Which of course sets up the biggest proposition of all: Don making the case to Betty that he's not an adulterer. This confrontation has been a long time coming, and in the spirit of what I wrote above about wanting the story to progress past the obvious, I'm glad everything boiled over this week. (Let me reiterate that I'm not one of those that thinks Mad Men moves to slow, because I'm interested in much more about the show than its plotting; but the hide-and-seek aspects of Betty and Don's marriage have rarely been Mad Men's most fruitful territory.) I was especially creeped out by the scene where Betty digs through Don's desk and finds scraps of paper on which he's scribbled his observations about human nature–including one from Season One, for a pitch to Right Guard. ("What do women want? An excuse to get closer.")

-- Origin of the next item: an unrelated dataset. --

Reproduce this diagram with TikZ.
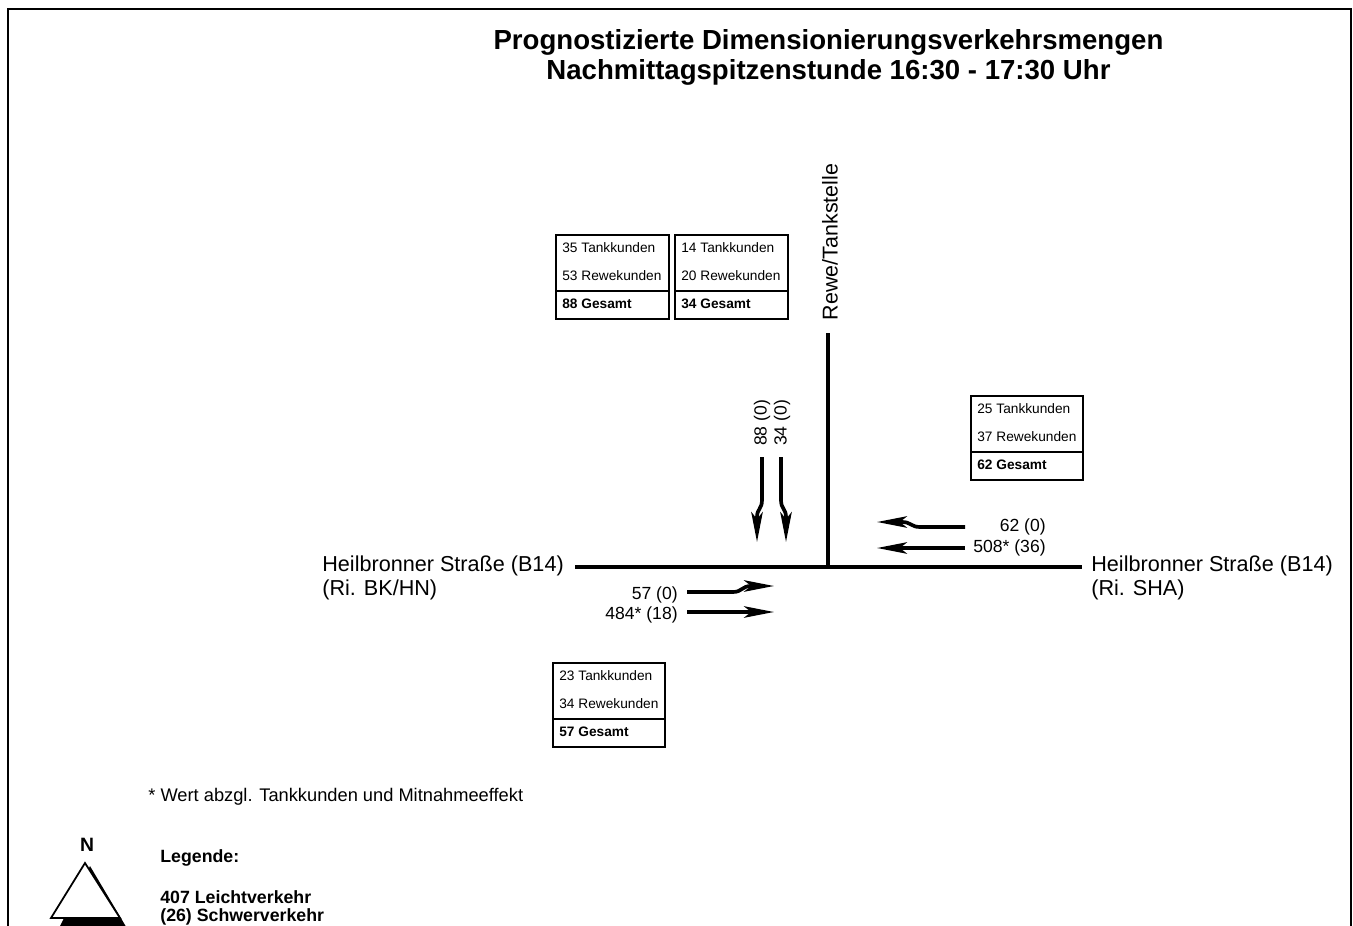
\documentclass[tikz,border=0pt]{standalone}
\usepackage{fontspec}
\setmainfont{Liberation Sans}
\usetikzlibrary{arrows.meta}
\tikzset{
  road/.style={line width=2pt,black},
  flow/.style={-{Stealth[length=17pt,width=6.5pt,inset=4pt]},line width=2.1pt},
  frame/.style={line width=0.6pt,black},
  boxtxt/.style={font=\fontsize{7.8}{9}\selectfont,anchor=west,inner sep=0pt},
  vol/.style={font=\fontsize{10}{12}\selectfont,inner sep=0pt},
  street/.style={font=\fontsize{12.3}{13.7}\selectfont,align=left,inner sep=0pt}
}
% box with tank/rewe/total rows: name, x, y (top left), three values
\newcommand{\kundenbox}[6]{%
  \draw[frame] (#2,#3) rectangle ++(#6,84);
  \draw[frame] (#2,#3+56) -- ++(#6,0);
  \node[boxtxt] (#1a) at (#2+6,#3+13) {#4 Tankkunden};
  \node[boxtxt] (#1b) at (#2+6,#3+41) {#5 Rewekunden};
  \node[boxtxt,font=\fontsize{7.8}{9}\selectfont\bfseries] (#1c) at (#2+6,#3+69) {\the\numexpr#4+#5\relax{} Gesamt};
}

\begin{document}
\begin{tikzpicture}[x=0.02cm,y=-0.02cm]
\useasboundingbox (0,0) rectangle (1353,926);
\draw[line width=1.2pt] (8,950) -- (8,9) -- (1351,9) -- (1351,950);

% title
\node[font=\fontsize{15.7}{17}\selectfont\bfseries,align=center] (title) at (828.5,57)
  {Prognostizierte Dimensionierungsverkehrsmengen\\Nachmittagspitzenstunde 16:30 - 17:30 Uhr};

% roads
\coordinate (w) at (575,567);
\coordinate (e) at (1082,567);
\coordinate (x) at (828,567);
\coordinate (n) at (828,333);
\draw[road] (w) -- (e);
\draw[road] (x) -- (n);
\node[street,anchor=west] (westlbl) at (322,578) {Heilbronner Straße (B14)\\(Ri. BK/HN)};
\node[street,anchor=west] (eastlbl) at (1091,578) {Heilbronner Straße (B14)\\(Ri. SHA)};
\node[font=\fontsize{12.2}{14}\selectfont,rotate=90,inner sep=0pt] (northlbl) at (830,242) {Rewe/Tankstelle};

% customer boxes
\kundenbox{bnl}{556}{235}{35}{53}{113}
\kundenbox{bnr}{675}{235}{14}{20}{113}
\kundenbox{be}{971}{396}{25}{37}{112}
\kundenbox{bw}{553}{663}{23}{34}{112}

% southbound
\coordinate (s1a) at (762,457);
\coordinate (s1b) at (757,542);
\coordinate (s2a) at (781,457);
\coordinate (s2b) at (786,542);
\draw[flow] (s1a) -- (762,500) .. controls (762,509) and (757,509) .. (757,517) -- (s1b);
\draw[flow] (s2a) -- (781,500) .. controls (781,509) and (786,509) .. (786,517) -- (s2b);
\node[vol,rotate=90] (s1lbl) at (762,423) {88 (0)};
\node[vol,rotate=90] (s2lbl) at (782,423) {34 (0)};

% westbound
\coordinate (w1a) at (965,527);
\coordinate (w1b) at (877,522);
\coordinate (w2a) at (965,548);
\coordinate (w2b) at (877,548);
\draw[flow] (w1a) -- (920,527) .. controls (911,527) and (911,522) .. (902,522) -- (w1b);
\draw[flow] (w2a) -- (w2b);
\node[vol,anchor=east] (w1lbl) at (1046,527) {62 (0)};
\node[vol,anchor=east] (w2lbl) at (1046,548) {508* (36)};

% eastbound
\coordinate (e1a) at (687,592);
\coordinate (e1b) at (774,586);
\coordinate (e2a) at (687,612);
\coordinate (e2b) at (774,612);
\draw[flow] (e1a) -- (733,592) .. controls (742,592) and (742,586) .. (751,586) -- (e1b);
\draw[flow] (e2a) -- (e2b);
\node[vol,anchor=east] (e1lbl) at (678,595) {57 (0)};
\node[vol,anchor=east] (e2lbl) at (678,615) {484* (18)};

% footnote and legend
\node[font=\fontsize{10.4}{12}\selectfont,anchor=west,inner sep=0pt] (note) at (148,797) {* Wert abzgl. Tankkunden und Mitnahmeeffekt};
\node[font=\fontsize{10.1}{12}\selectfont\bfseries,anchor=west,inner sep=0pt] (leg) at (160,858) {Legende:};
\node[font=\fontsize{10.1}{10.3}\selectfont\bfseries,anchor=west,align=left,inner sep=0pt] (legtxt) at (160,908) {407 Leichtverkehr\\(26) Schwerverkehr};

% north arrow
\node[font=\fontsize{11}{12}\selectfont\bfseries,inner sep=0pt] (nord) at (87,845) {N};
\fill[black] (90,866) -- (128,930) -- (58,930) -- cycle;
\draw[fill=white,line width=1pt] (85,863) -- (120,918) -- (51,918) -- cycle;
\end{tikzpicture}
\end{document}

Betty, already annoyed that Don used her as a test case for the typical suburban housewife on a Heineken campaign, is now faced with the prospect that everything about her husband's storied charm has been scribbled out on bar napkins before being tried out on her. When Betty calls Don and tells him not come home after seeing Jimmy Barrett's Utz commercial on TV, I don't think she's inspired by her memory of Jimmy telling her about Don's affair with Bobbie. I think she's realizing that with Don, everything's a pitch.
-A few words on "The Gold Violin:" I thought it was a good-to-great episode, knocked down a notch by the plot business surrounding the Rothko painting, which struck me as a little sitcom-y. But it was great to see more of Ken, and Sal; and I found Sally's casual question at the picnic ("Are we rich?") to be surprisingly profound, especially since it comes after shots of Don sitting uncomfortably in his new car, and before shots where he tosses his beer can casually away and leaves his picnic garbage on the ground. And then, of course, the vomit: a nice touch that elevated the episode from a "B+" to an "A-."
-When Pete commented that Heineken would sell to rich hostesses because "housewives love green," I started thinking about Adam Curtis' documentary A Century Of Self, which I watched the first hour of on my iPod while flying up to Toronto. It's a four-hour examination of the history and invisible influence of public relations, as practiced by Edward Bernays, the American-based nephew of Sigmund Freud. Bernays was all about understanding (or even manufacturing) unconscious desires, then positioning products (and politicians) such that they promised to satisfy those desires. He was a Don Draper without the "lost little boy" angle.
-I liked Peggy's careful phrase-making when she insisted that her flyer image of boys dancing with girls offers "the promise of the kind of hand-holding that leads to marriage."
-Of course the show Betty is watching when she sees Jimmy Barrett's Utz ad is Make Room For Daddy.
-Sally stumbles across Betty passed out in her bedroom, looking drunk, disheveled and sour. I'm sure she knows how mommy feels.